>> BEGIN SUPPLIED MATERIAL

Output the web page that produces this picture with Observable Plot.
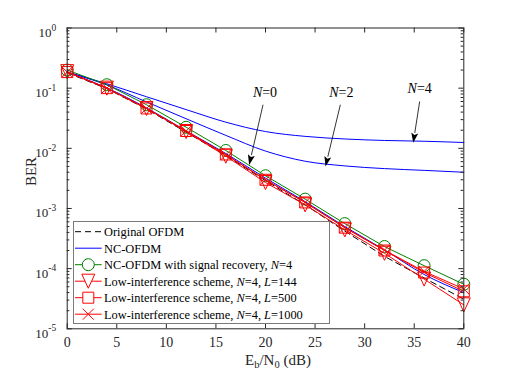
<!DOCTYPE html>
<html><head><meta charset="utf-8">
<script src="https://cdn.jsdelivr.net/npm/d3@7"></script>
<script src="https://cdn.jsdelivr.net/npm/@observablehq/plot@0.6"></script>
<style>body{margin:0;background:#fff} svg{display:block}</style>
</head><body><div id="chart"></div>
<script>
// ---- data ----
const snr = [0, 4, 8, 12, 16, 20, 24, 28, 32, 36, 40];
const berOriginal = [0.180, 0.098, 0.045, 0.0185, 0.0076, 0.0029, 0.00115, 4.2e-4, 1.6e-4, 7.0e-5, 3.1e-5];
const berNC0      = [0.182, 0.101, 0.047, 0.0195, 0.0082, 0.0032, 0.00130, 5.0e-4, 2.05e-4, 8.0e-5, 4.0e-5];
const berNC2      = [0.184, 0.113, 0.059, 0.031, 0.0164, 0.0090, 0.0061, 0.0051, 0.0046, 0.0043, 0.0040];
const berNC4      = [0.186, 0.118, 0.072, 0.044, 0.0272, 0.0190, 0.0158, 0.0143, 0.0135, 0.0131, 0.0125];
const berRecovery = [0.200, 0.114, 0.053, 0.0224, 0.0092, 0.0035, 0.00143, 5.6e-4, 2.33e-4, 1.12e-4, 5.5e-5];
const berL144     = [0.188, 0.100, 0.046, 0.0190, 0.0074, 0.0027, 0.00115, 4.4e-4, 1.8e-4, 6.7e-5, 2.5e-5];
const berL500     = [0.185, 0.100, 0.046, 0.0194, 0.0079, 0.0030, 0.00126, 4.8e-4, 2.0e-4, 8.6e-5, 4.2e-5];
const berL1000    = [0.185, 0.100, 0.046, 0.0194, 0.0078, 0.0030, 0.00126, 4.8e-4, 2.03e-4, 9.0e-5, 4.6e-5];

const xTicks = [0, 5, 10, 15, 20, 25, 30, 35, 40];
const yTicks = [1e-5, 1e-4, 1e-3, 1e-2, 1e-1, 1];
const yMinor = [];
for (let k = -5; k < 0; k++) for (let m = 2; m <= 9; m++) yMinor.push(m * Math.pow(10, k));

const legendLabels = [
  ["Original OFDM"],
  ["NC-OFDM"],
  ["NC-OFDM with signal recovery, ", {i: "N"}, "=4"],
  ["Low-interference scheme, ", {i: "N"}, "=4, ", {i: "L"}, "=144"],
  ["Low-interference scheme, ", {i: "N"}, "=4, ", {i: "L"}, "=500"],
  ["Low-interference scheme, ", {i: "N"}, "=4, ", {i: "L"}, "=1000"]
];
const annotLabels = ["0", "2", "4"];
const annotText  = [[20.0, 0.071], [27.7, 0.071], [35.6, 0.083]];
const annotTail  = [[19.8, 0.052], [27.6, 0.052], [35.6, 0.059]];
const annotHead  = [[18.4, 0.0052], [26.1, 0.0049], [34.95, 0.0121]];

// ---- styles ----
const W = 512, H = 375;
const mL = 66.7, mR = 48.7, mT = 27.5, mB = 46.7;
const plotW = W - mL - mR, plotH = H - mT - mB;
const axisColor = "#262626";
const FONT = "'Liberation Serif', 'Times New Roman', serif";
const BLUE = "#0000ff", GREEN = "#008000", RED = "#ff0000";

const table = (ys) => snr.map((x, i) => ({x, y: ys[i]}));

const triDown = {draw(ctx, size) { const r = Math.sqrt(size / Math.PI); ctx.moveTo(-r, -r * 1.08); ctx.lineTo(r, -r * 1.08); ctx.lineTo(0, r * 1.08); ctx.closePath(); }};
const square = {draw(ctx, size) { const r = Math.sqrt(size / Math.PI); ctx.moveTo(-r, -r); ctx.lineTo(r, -r); ctx.lineTo(r, r); ctx.lineTo(-r, r); ctx.closePath(); }};
const cross = {draw(ctx, size) { const r = Math.sqrt(size / Math.PI); ctx.moveTo(-r, -r); ctx.lineTo(r, r); ctx.moveTo(r, -r); ctx.lineTo(-r, r); }};
const circle = {draw(ctx, size) { const r = Math.sqrt(size / Math.PI); ctx.moveTo(r, 0); ctx.arc(0, 0, r, 0, 2 * Math.PI); }};

const series = [
  {ys: berOriginal, color: "#000", dash: "6,4"},
  {ys: berNC0, color: BLUE, curve: "monotone-x"},
  {ys: berNC2, color: BLUE, curve: "monotone-x"},
  {ys: berNC4, color: BLUE, curve: "monotone-x"},
  {ys: berRecovery, color: GREEN, sym: circle, r: 6},
  {ys: berL144, color: RED, sym: triDown, r: 6.5},
  {ys: berL500, color: RED, sym: square, r: 5.5},
  {ys: berL1000, color: RED, sym: cross, r: 5.5}
];

const marks = [];
for (const s of series) {
  marks.push(Plot.line(table(s.ys), {x: "x", y: "y", stroke: s.color, strokeWidth: 1, strokeDasharray: s.dash, curve: s.curve || "linear"}));
  if (s.sym) marks.push(Plot.dot(table(s.ys), {x: "x", y: "y", symbol: s.sym, r: s.r, stroke: s.color, fill: "none", strokeWidth: 1}));
}

const plot = Plot.plot({
  width: W, height: H,
  marginLeft: mL, marginRight: mR, marginTop: mT, marginBottom: mB,
  style: {fontFamily: FONT, color: axisColor, background: "white"},
  x: {domain: [0, 40], axis: null},
  y: {type: "log", domain: [1e-5, 1], axis: null},
  marks: [
    ...marks,
    Plot.frame({stroke: axisColor, strokeWidth: 1}),
    Plot.tickX(xTicks, {x: d => d, stroke: axisColor, insetTop: plotH - 5}),
    Plot.tickX(xTicks, {x: d => d, stroke: axisColor, insetBottom: plotH - 5}),
    Plot.tickY(yTicks, {y: d => d, stroke: axisColor, insetRight: plotW - 5}),
    Plot.tickY(yTicks, {y: d => d, stroke: axisColor, insetLeft: plotW - 5}),
    Plot.tickY(yMinor, {y: d => d, stroke: axisColor, insetRight: plotW - 2.7}),
    Plot.tickY(yMinor, {y: d => d, stroke: axisColor, insetLeft: plotW - 2.7}),
    Plot.axisX({ticks: xTicks, tickSize: 0, tickPadding: 8, fontSize: 14, label: null, tickFormat: d => String(d)}),
    Plot.axisY({ticks: yTicks, tickSize: 0, tickPadding: 11, fontSize: 13, label: null,
      tickFormat: d => "10^" + Math.round(Math.log10(d))})
  ]
});
document.getElementById("chart").appendChild(plot);

const svg = d3.select(plot);
const xs = plot.scale("x"), ys = plot.scale("y");

// superscript y tick labels
svg.selectAll('g[aria-label="y-axis tick label"] text').each(function() {
  const t = d3.select(this);
  const [base, exp] = t.text().split("^");
  t.text(null).attr("y", 9);
  t.append("tspan").text(base);
  t.append("tspan").attr("dy", -6.5).attr("font-size", 9.5).text(exp);
});
svg.selectAll('g[aria-label="x-axis tick label"] text, g[aria-label="y-axis tick label"] text').attr("fill", axisColor);

// axis labels
const xl = svg.append("text").attr("x", 245).attr("y", 365).attr("text-anchor", "start")
  .attr("font-family", FONT).attr("font-size", 15).attr("fill", axisColor);
xl.append("tspan").text("E");
xl.append("tspan").attr("dy", 3).attr("font-size", 10.5).text("b");
xl.append("tspan").attr("dy", -3).text("/N");
xl.append("tspan").attr("dy", 3).attr("font-size", 10.5).text("0");
xl.append("tspan").attr("dy", -3).text(" (dB)");
svg.append("text").attr("transform", "translate(36,171.5) rotate(-90)").attr("text-anchor", "middle")
  .attr("font-family", FONT).attr("font-size", 15).attr("fill", axisColor).text("BER");

// annotations
const ag = svg.append("g");
annotLabels.forEach((lab, i) => {
  const tx = xs.apply(annotText[i][0]), ty = ys.apply(annotText[i][1]);
  const t = ag.append("text").attr("x", tx).attr("y", ty).attr("text-anchor", "middle")
    .attr("font-family", FONT).attr("font-size", 14).attr("fill", "#000");
  t.append("tspan").attr("font-style", "italic").text("N");
  t.append("tspan").text("=" + lab);
  const x1 = xs.apply(annotTail[i][0]), y1 = ys.apply(annotTail[i][1]);
  const x2 = xs.apply(annotHead[i][0]), y2 = ys.apply(annotHead[i][1]);
  const a = Math.atan2(y2 - y1, x2 - x1), L = 10, w = 3.5;
  const bx = x2 - L * Math.cos(a), by = y2 - L * Math.sin(a);
  ag.append("line").attr("x1", x1).attr("y1", y1).attr("x2", bx).attr("y2", by).attr("stroke", "#000").attr("stroke-width", 0.8);
  const px = -Math.sin(a) * w, py = Math.cos(a) * w;
  const bx2 = x2 - L * 0.8 * Math.cos(a), by2 = y2 - L * 0.8 * Math.sin(a);
  ag.append("path").attr("d", `M${x2},${y2}L${bx + px},${by + py}L${bx2},${by2}L${bx - px},${by - py}Z`).attr("fill", "#000");
});

// legend
const lg = svg.append("g");
lg.append("rect").attr("x", 73.5).attr("y", 221.5).attr("width", 256).attr("height", 102)
  .attr("fill", "white").attr("stroke", "#7a7a7a").attr("stroke-width", 1);
legendLabels.forEach((parts, i) => {
  const s = series[i === 0 ? 0 : i === 1 ? 1 : i + 2];
  const y = 231.7 + i * 16.5;
  lg.append("line").attr("x1", 75).attr("x2", 101.7).attr("y1", y).attr("y2", y)
    .attr("stroke", s.color).attr("stroke-width", 1).attr("stroke-dasharray", s.dash || null);
  if (s.sym) {
    lg.append("path").attr("transform", `translate(88.3,${y})`)
      .attr("d", d3.symbol(s.sym, Math.PI * s.r * s.r)()).attr("fill", "white").attr("stroke", s.color);
  }
  const t = lg.append("text").attr("x", 104).attr("y", y + 4.5).attr("text-anchor", "start")
    .attr("font-family", FONT).attr("font-size", 12.4).attr("fill", "#000");
  parts.forEach(p => {
    if (typeof p === "string") t.append("tspan").text(p);
    else t.append("tspan").attr("font-style", "italic").text(p.i);
  });
});
</script>
</body></html>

>> END SUPPLIED MATERIAL

• PROBLEM DESCRIPTION:
Exactly restate the lines from the beginning of the data through the line with "for (let k = -5;", and no others, keeping pictures out.

• CORRECT ANSWER:
Output the web page that produces this picture with Observable Plot.
<!DOCTYPE html>
<html><head><meta charset="utf-8">
<script src="https://cdn.jsdelivr.net/npm/d3@7"></script>
<script src="https://cdn.jsdelivr.net/npm/@observablehq/plot@0.6"></script>
<style>body{margin:0;background:#fff} svg{display:block}</style>
</head><body><div id="chart"></div>
<script>
// ---- data ----
const snr = [0, 4, 8, 12, 16, 20, 24, 28, 32, 36, 40];
const berOriginal = [0.180, 0.098, 0.045, 0.0185, 0.0076, 0.0029, 0.00115, 4.2e-4, 1.6e-4, 7.0e-5, 3.1e-5];
const berNC0      = [0.182, 0.101, 0.047, 0.0195, 0.0082, 0.0032, 0.00130, 5.0e-4, 2.05e-4, 8.0e-5, 4.0e-5];
const berNC2      = [0.184, 0.113, 0.059, 0.031, 0.0164, 0.0090, 0.0061, 0.0051, 0.0046, 0.0043, 0.0040];
const berNC4      = [0.186, 0.118, 0.072, 0.044, 0.0272, 0.0190, 0.0158, 0.0143, 0.0135, 0.0131, 0.0125];
const berRecovery = [0.200, 0.114, 0.053, 0.0224, 0.0092, 0.0035, 0.00143, 5.6e-4, 2.33e-4, 1.12e-4, 5.5e-5];
const berL144     = [0.188, 0.100, 0.046, 0.0190, 0.0074, 0.0027, 0.00115, 4.4e-4, 1.8e-4, 6.7e-5, 2.5e-5];
const berL500     = [0.185, 0.100, 0.046, 0.0194, 0.0079, 0.0030, 0.00126, 4.8e-4, 2.0e-4, 8.6e-5, 4.2e-5];
const berL1000    = [0.185, 0.100, 0.046, 0.0194, 0.0078, 0.0030, 0.00126, 4.8e-4, 2.03e-4, 9.0e-5, 4.6e-5];

const xTicks = [0, 5, 10, 15, 20, 25, 30, 35, 40];
const yTicks = [1e-5, 1e-4, 1e-3, 1e-2, 1e-1, 1];
const yMinor = [];
for (let k = -5; k < 0; k++) for (let m = 2; m <= 9; m++) yMinor.push(m * Math.pow(10, k));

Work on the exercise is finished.